Está em discussão um projeto da Corregedoria da Justiça Federal para implantar a remissão pela leitura. Artigo recente do Damásio de Jesus demonstrou as primeiras preocupações (clique aqui).
Não sou pessimista, longe de mim! Mas, diante de tantos exemplos de ações semelhantes adquirindo um caráter mais midiático do que efetivamente transformador da sociedade, eu, tal como Damásio, tenho lá minhas dúvidas.
Imagino um deputado discursando na Câmara - e depois se reelegendo - por ter apadrinhado a Lei da Remissão, ou Lei Deputado João:
- Senhores deputados, ler é fundamental, ler é bão demais, ler é tudo. Sejemos humanos com os presos, vamos permitir a remissão pela leitura.
Imagino também, em poucos meses, os pedidos de remissão chegando ao juiz. Redações mal escritas, copiadas umas das outras, sem pé nem cabeça, e o juiz tendo que avaliar se aquilo vale para remissão ou se é só queima de etapa. "Tenho que dar nota para essas redações", pergunta um juiz em ofício à Corregedoria.
Imagino também o nosso sempre imponente Supremo Tribunal Federal, afirmando em outra imponente súmula que "Não cabe ao juiz analisar o mérito da resenha nas remissões prisionais" ou, noutra súmula: "Negativa de remissão pela leitura sem laudo técnico assinado por linguista configura constrangimento ilegal".

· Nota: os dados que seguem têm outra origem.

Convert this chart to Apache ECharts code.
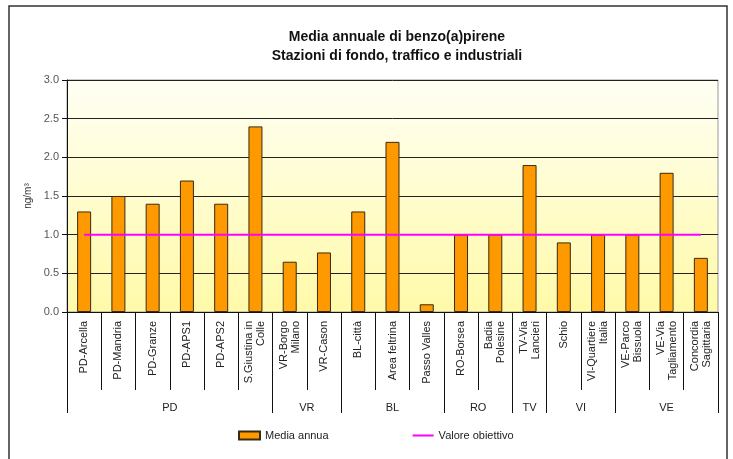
<!DOCTYPE html>
<html>
<head>
<meta charset="utf-8">
<script src="https://cdn.jsdelivr.net/npm/echarts@6/dist/echarts.min.js"></script>
<style>
  html, body { margin: 0; padding: 0; background: #fff; }
  #chart { width: 733px; height: 459px; }
</style>
</head>
<body>
<div id="chart"></div>
<script>
// stazioni (asse x) e valori medi annui in ng/m3
var stations = [
  'PD-Arcella', 'PD-Mandria', 'PD-Granze', 'PD-APS1', 'PD-APS2', 'S.Giustina in\nColle',
  'VR-Borgo\nMilano', 'VR-Cason',
  'BL-città', 'Area feltrina', 'Passo Valles',
  'RO-Borsea', 'Badia\nPolesine',
  'TV-Via\nLancieri',
  'Schio', 'VI-Quartiere\nItalia',
  'VE-Parco\nBissuola', 'VE-Via\nTagliamento', 'Concordia\nSagittaria'
];
var mediaAnnua = [1.3, 1.5, 1.4, 1.7, 1.4, 2.4, 0.65, 0.77, 1.3, 2.2, 0.1, 1.0, 1.0, 1.9, 0.9, 1.0, 1.0, 1.8, 0.7];
var valoreObiettivo = [1.0, 1.0, 1.0, 1.0, 1.0, 1.0, 1.0, 1.0, 1.0, 1.0, 1.0, 1.0, 1.0, 1.0, 1.0, 1.0, 1.0, 1.0, 1.0];

// province: nome e numero di stazioni
var provinces = ['PD', 'VR', 'BL', 'RO', 'TV', 'VI', 'VE'];
var provinceSizes = [6, 2, 3, 2, 1, 2, 3];

var yTicks = [0, 0.5, 1.0, 1.5, 2.0, 2.5, 3.0];

// asse delle province: mezze posizioni (0, 0.5, ... 19) -> 39 punti
var halfSlots = [];
var boundaries = {};
for (var i = 0; i <= stations.length * 2; i++) halfSlots.push('');
var pos = 0;
boundaries[0] = true;
provinces.forEach(function (p, k) {
  halfSlots[pos * 2 + provinceSizes[k]] = p;
  pos += provinceSizes[k];
  boundaries[pos * 2] = true;
});

var chart = echarts.init(document.getElementById('chart'));
var font = 'Liberation Sans, Arial, sans-serif';

chart.setOption({
  animation: false,
  textStyle: { fontFamily: font },
  title: {
    text: 'Media annuale di benzo(a)pirene\nStazioni di fondo, traffico e industriali',
    left: 392, top: 23, textAlign: 'center',
    textStyle: { fontSize: 14, fontWeight: 'bold', color: '#111', lineHeight: 19, fontFamily: font }
  },
  graphic: [{
    type: 'rect', silent: true,
    shape: { x: 9, y: 6, width: 718, height: 470 },
    style: { fill: 'none', stroke: '#333', lineWidth: 1.5 }
  }],
  legend: {
    bottom: 13, left: 233, itemGap: 84, itemWidth: 21, itemHeight: 8,
    textStyle: { fontSize: 11, color: '#222', fontFamily: font },
    data: [
      { name: 'Media annua', icon: 'rect' },
      { name: 'Valore obiettivo', icon: 'path://M0,0 L21,0 L21,2 L0,2 Z', itemStyle: { color: '#ff00ff' } }
    ]
  },
  grid: {
    left: 67, right: 15, top: 80, height: 232,
    show: true, borderColor: '#999', borderWidth: 1,
    backgroundColor: new echarts.graphic.LinearGradient(0, 0, 0, 1, [
      { offset: 0, color: '#fffff4' },
      { offset: 1, color: '#fffaa8' }
    ])
  },
  xAxis: [{
    type: 'category',
    data: stations,
    axisLine: { show: true, lineStyle: { color: '#111', width: 1 } },
    axisTick: { show: true, interval: 0, length: 78, lineStyle: { color: '#111' } },
    axisLabel: {
      interval: 0, rotate: 90, margin: 9, fontSize: 11, lineHeight: 12,
      color: '#222', fontFamily: font
    }
  }, {
    type: 'category',
    data: halfSlots,
    boundaryGap: false,
    position: 'bottom',
    axisLine: { show: false },
    axisTick: {
      show: true, length: 101,
      interval: function (idx) { return !!boundaries[idx]; },
      lineStyle: { color: '#111' }
    },
    axisLabel: {
      interval: 0, margin: 90, fontSize: 11, color: '#222', fontFamily: font
    }
  }],
  yAxis: {
    type: 'value',
    min: yTicks[0], max: yTicks[yTicks.length - 1], interval: 0.5,
    name: 'ng/m³', nameLocation: 'middle', nameRotate: 90, nameGap: 32,
    nameTextStyle: { fontSize: 10, color: '#333', fontFamily: font },
    axisLine: { show: true, lineStyle: { color: '#111' } },
    axisTick: { show: true, length: 5, lineStyle: { color: '#111' } },
    axisLabel: {
      fontSize: 11, color: '#555', margin: 8, fontFamily: font,
      formatter: function (v) { return v.toFixed(1); }
    },
    splitLine: { show: true, lineStyle: { color: '#222', width: 1 } }
  },
  series: [{
    name: 'Media annua',
    type: 'bar',
    data: mediaAnnua,
    barWidth: 14,
    itemStyle: { color: '#ff9900', borderColor: '#3a2a12', borderWidth: 1 }
  }, {
    name: 'Valore obiettivo',
    type: 'line',
    data: valoreObiettivo,
    symbol: 'none',
    lineStyle: { color: '#ff00ff', width: 2 },
    itemStyle: { color: '#ff00ff' }
  }]
});
</script>
</body>
</html>
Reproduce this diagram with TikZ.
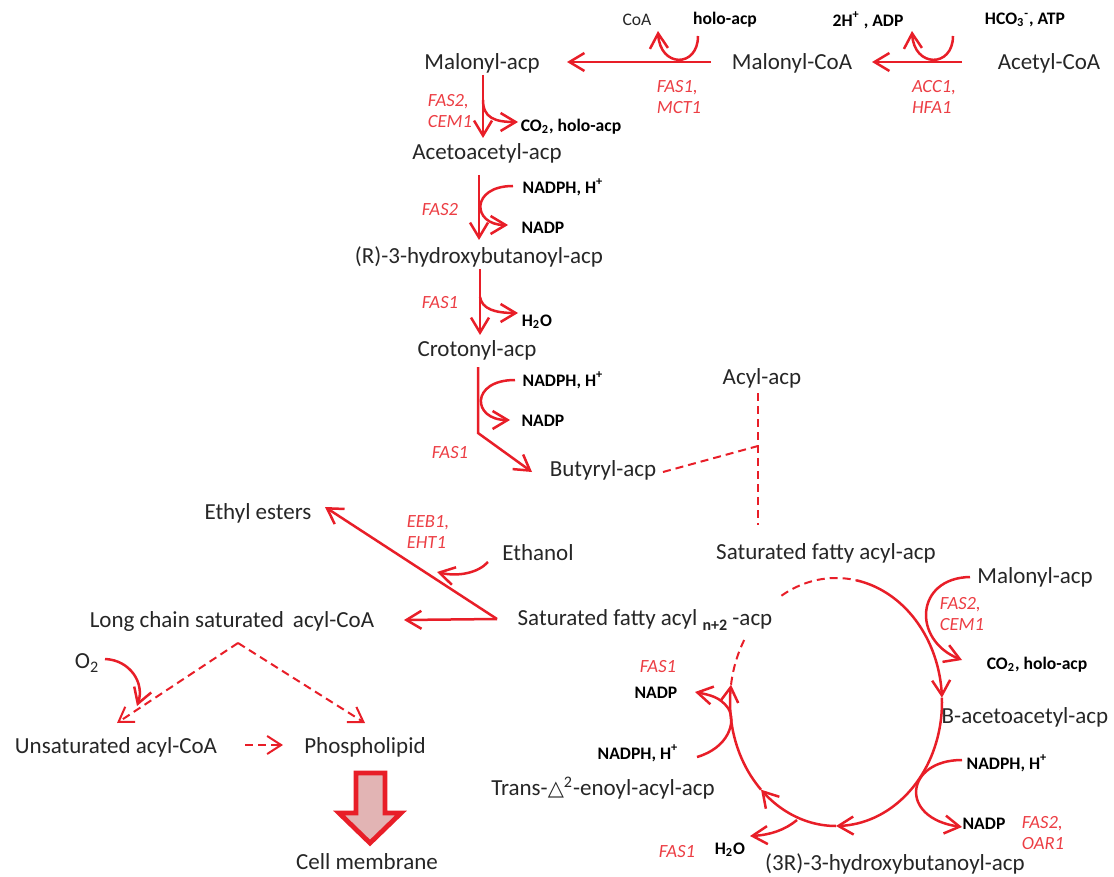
\documentclass[tikz,border=0pt]{standalone}
\usepackage{fontspec}
\setmainfont{Carlito}
\newfontfamily\symf{DejaVu Sans}
\usetikzlibrary{arrows.meta}
\definecolor{rd}{RGB}{232,30,40}
\definecolor{rdt}{RGB}{236,62,68}
\definecolor{tx}{RGB}{38,38,38}
\definecolor{pinkf}{RGB}{226,180,180}
\begin{document}
\begin{tikzpicture}[x=0.5pt,y=-0.5pt,
  lbl/.style={text=tx, font=\fontsize{11.5}{13}\selectfont, inner sep=0pt},
  sm/.style={text=black, font=\fontsize{8.8}{10}\selectfont\bfseries, inner sep=0pt},
  smr/.style={text=tx, font=\fontsize{8.8}{10}\selectfont, inner sep=0pt},
  enz/.style={text=rdt, font=\fontsize{9.3}{10.6}\selectfont\itshape, inner sep=0pt, align=left},
  arr/.style={draw=rd, line width=1.25pt, -{Straight Barb[length=7.5pt,width=9pt]}},
  ln/.style={draw=rd, line width=1.25pt},
  dsh/.style={draw=rd, line width=1pt, dash pattern=on 4pt off 2.5pt},
  darr/.style={dsh, -{Straight Barb[length=7pt,width=9pt]}},
]
\useasboundingbox (0,0) rectangle (1114,877);

% ---------- top row ----------
\node[lbl] (mal1) at (482,63) {Malonyl-acp};
\node[lbl] (malcoa) at (792,63) {Malonyl-CoA};
\node[lbl] (acetyl) at (1049,63) {Acetyl-CoA};
\node[smr] (coa) at (637,20) {CoA};
\node[sm] (holo) at (725,20) {holo-acp};
\node[sm] (adp) at (868,20) {2H\textsuperscript{+} , ADP};
\node[sm] (hco) at (1025,20) {HCO\textsubscript{3}\textsuperscript{-}, ATP};
\node[enz] (e1) at (679,97) {FAS1,\\MCT1};
\node[enz] (e2) at (934,97) {ACC1,\\HFA1};

\coordinate (a1s) at (962,62); \coordinate (a1e) at (872,62);
\coordinate (a2s) at (711,62); \coordinate (a2e) at (567,62);
\draw[arr] (a1s) -- (a1e);
\draw[arr] (a2s) -- (a2e);
\draw[arr] (953,36) .. controls (953,68) and (914,68) .. (912,31);
\draw[arr] (698,36) .. controls (698,68) and (660,68) .. (658,31);

% ---------- left chain ----------
\node[lbl] (aceto) at (487,153) {Acetoacetyl-acp};
\node[lbl] (hydr) at (479,257) {(R)-3-hydroxybutanoyl-acp};
\node[lbl] (croton) at (477,350) {Crotonyl-acp};
\node[lbl] (butyr) at (603,470) {Butyryl-acp};
\node[enz] (e3) at (450,111) {FAS2,\\CEM1};
\node[enz] (e4) at (440,210) {FAS2};
\node[enz] (e5) at (440,303) {FAS1};
\node[enz] (e6) at (450,453) {FAS1};
\node[sm] (co2a) at (571,127) {CO\textsubscript{2}, holo-acp};
\node[sm] (nadph1) at (563,187) {NADPH, H\textsuperscript{+}};
\node[sm] (nadp1) at (543,228) {NADP};
\node[sm] (h2o1) at (537,322) {H\textsubscript{2}O};
\node[sm] (nadph2) at (563,380) {NADPH, H\textsuperscript{+}};
\node[sm] (nadp2) at (543,421) {NADP};

\draw[arr] (483,75) -- (483,138);
\draw[arr] (483,100) .. controls (483,118) and (495,122) .. (518,122);
\draw[arr] (479,175) -- (479,240);
\draw[arr] (513,186) .. controls (470,186) and (472,225) .. (508,225);
\draw[arr] (480,269) -- (480,335);
\draw[arr] (480,297) .. controls (482,309) and (495,313) .. (518,313);
\draw[arr] (478,367) -- (478,433) -- (532,472);
\draw[arr] (515,380) .. controls (470,380) and (472,420) .. (510,420);

% ---------- acyl-acp ----------
\node[lbl] (acyl) at (762,378) {Acyl-acp};
\node[lbl] (satacp) at (826,553) {Saturated fatty acyl-acp};
\coordinate (jn) at (758,446);
\draw[dsh] (663,472) -- (jn);
\draw[dsh] (758,393) -- (758,525);

% ---------- left bottom ----------
\node[lbl] (ethyl) at (258,513) {Ethyl esters};
\node[lbl] (ethanol) at (538,553) {Ethanol};
\node[enz] (e7) at (428,532) {EEB1,\\EHT1};
\node[lbl] (long) at (232,621) {Long chain saturated\, acyl-CoA};
\node[lbl] (satn) at (645,620) {Saturated fatty acyl {\fontsize{8}{9}\selectfont\bfseries\raisebox{-2.5pt}{n+2}} -acp};
\node[lbl] (o2) at (87,663) {O\textsubscript{2}};
\node[lbl] (unsat) at (116,747) {Unsaturated acyl-CoA};
\node[lbl] (phos) at (365,747) {Phospholipid};
\node[lbl] (cell) at (367,862) {Cell membrane};

\coordinate (apx) at (497,619);
\draw[arr] (apx) -- (325,507);
\draw[arr] (apx) -- (404,620);
\draw[arr] (488,562) .. controls (478,573) and (458,577) .. (437,572);
\coordinate (lc) at (238,643);
\draw[darr] (lc) -- (117,723);
\draw[darr] (lc) -- (365,723);
\draw[arr] (105,659) .. controls (130,660) and (145,683) .. (137,706);
\draw[darr] (245,745) -- (283,745);

\draw[draw=rd, fill=pinkf, line width=2.4pt, line join=miter]
  (356,773) -- (385,773) -- (385,813) -- (401,813) -- (370,843) -- (339,813) -- (356,813) -- cycle;

% ---------- cycle ----------
\node[lbl] (mal2) at (1035,577) {Malonyl-acp};
\node[enz] (e8) at (962,614) {FAS2,\\CEM1};
\node[sm] (co2b) at (1037,665) {CO\textsubscript{2}, holo-acp};
\node[lbl] (bacet) at (1025,717) {B-acetoacetyl-acp};
\node[sm] (nadph3) at (1007,763) {NADPH, H\textsuperscript{+}};
\node[sm] (nadp3) at (984,824) {NADP};
\node[enz] (e9) at (1043,833) {FAS2,\\OAR1};
\node[lbl] (hyd3) at (895,864) {(3R)-3-hydroxybutanoyl-acp};
\node[sm] (h2o2) at (730,850) {H\textsubscript{2}O};
\node[enz] (e10) at (677,852) {FAS1};
\node[lbl] (trans) at (603,788) {Trans-{\symf\fontsize{10.5}{12}\selectfont △}\textsuperscript{2}-enoyl-acyl-acp};
\node[sm] (nadph4) at (638,753) {NADPH, H\textsuperscript{+}};
\node[sm] (nadp4) at (656,693) {NADP};
\node[enz] (e11) at (658,667) {FAS1};

\draw[dsh] plot[domain=121:79, samples=25] ({836+106*cos(\x)},{702-124*sin(\x)});
\draw[arr] plot[domain=79:2, samples=40] ({836+106*cos(\x)},{702-124*sin(\x)});
\draw[arr] plot[domain=2:-90, samples=40] ({836+106*cos(\x)},{702-124*sin(\x)});
\draw[arr] plot[domain=-90:-135, samples=25] ({836+106*cos(\x)},{702-124*sin(\x)});
\draw[arr] plot[domain=-135:-188, samples=25] ({836+106*cos(\x)},{702-124*sin(\x)});
\draw[dsh] plot[domain=-188:-210, samples=15] ({836+106*cos(\x)},{702-124*sin(\x)});

\draw[arr] (970,577) .. controls (915,578) and (912,640) .. (962,660);
\draw[arr] (962,760) .. controls (905,760) and (898,818) .. (962,827);
\draw[arr] (797,820) .. controls (785,830) and (770,835) .. (750,836);
\draw[arr] (697,757) .. controls (728,748) and (737,722) .. (728,708) .. controls (720,697) and (710,695) .. (695,692);
\end{tikzpicture}
\end{document}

Minha imaginação nem é tão fértil assim! Se fosse, eu imaginaria também advogados levando resenhas caprichadas, com "brocardos" e ditos célebres, latinório e conectivos ("de fato", "assim é que", "Inobstante"). Num exercício de muito exagero, eu poderia imaginar advogados e parentes levando para dentro do presídio, nas famosas cartinhas, redações perfeitas, e só restaria ao juiz dar nota dez três estrelinhas. Na manchete de um jornal popular: "Na vagina, levava uma redação para o marido preso".
Imagino também uma matéria especial no Fantástico, com o Zeca Camargo engrossando a voz para dizer de um novo escândalo: presos analfabetos escrevem resenhas aprovadas pelos juízes e conseguem liberdade. Depois lá vem uma câmera escondida mostrando a resenha entrando e saindo livremente pela janela do presídio. E o Tadeu Schmidt sugere trazer ao vivo quem conseguir aprovar três resenhas seguidas, com direito a pedir a música do dia.
Imagino também o Cleiton Conservani num desafio extremo. Cometer um crime, entrar no presídio e sair de lá, com remissão pela leitura, em menos de uma semana, sem nenhum arranhão, mas com uma lágrima nos olhos quando a câmera chega.
É... vai dizer o Cid Moreira no final da matéria. É FANTÁSTICO!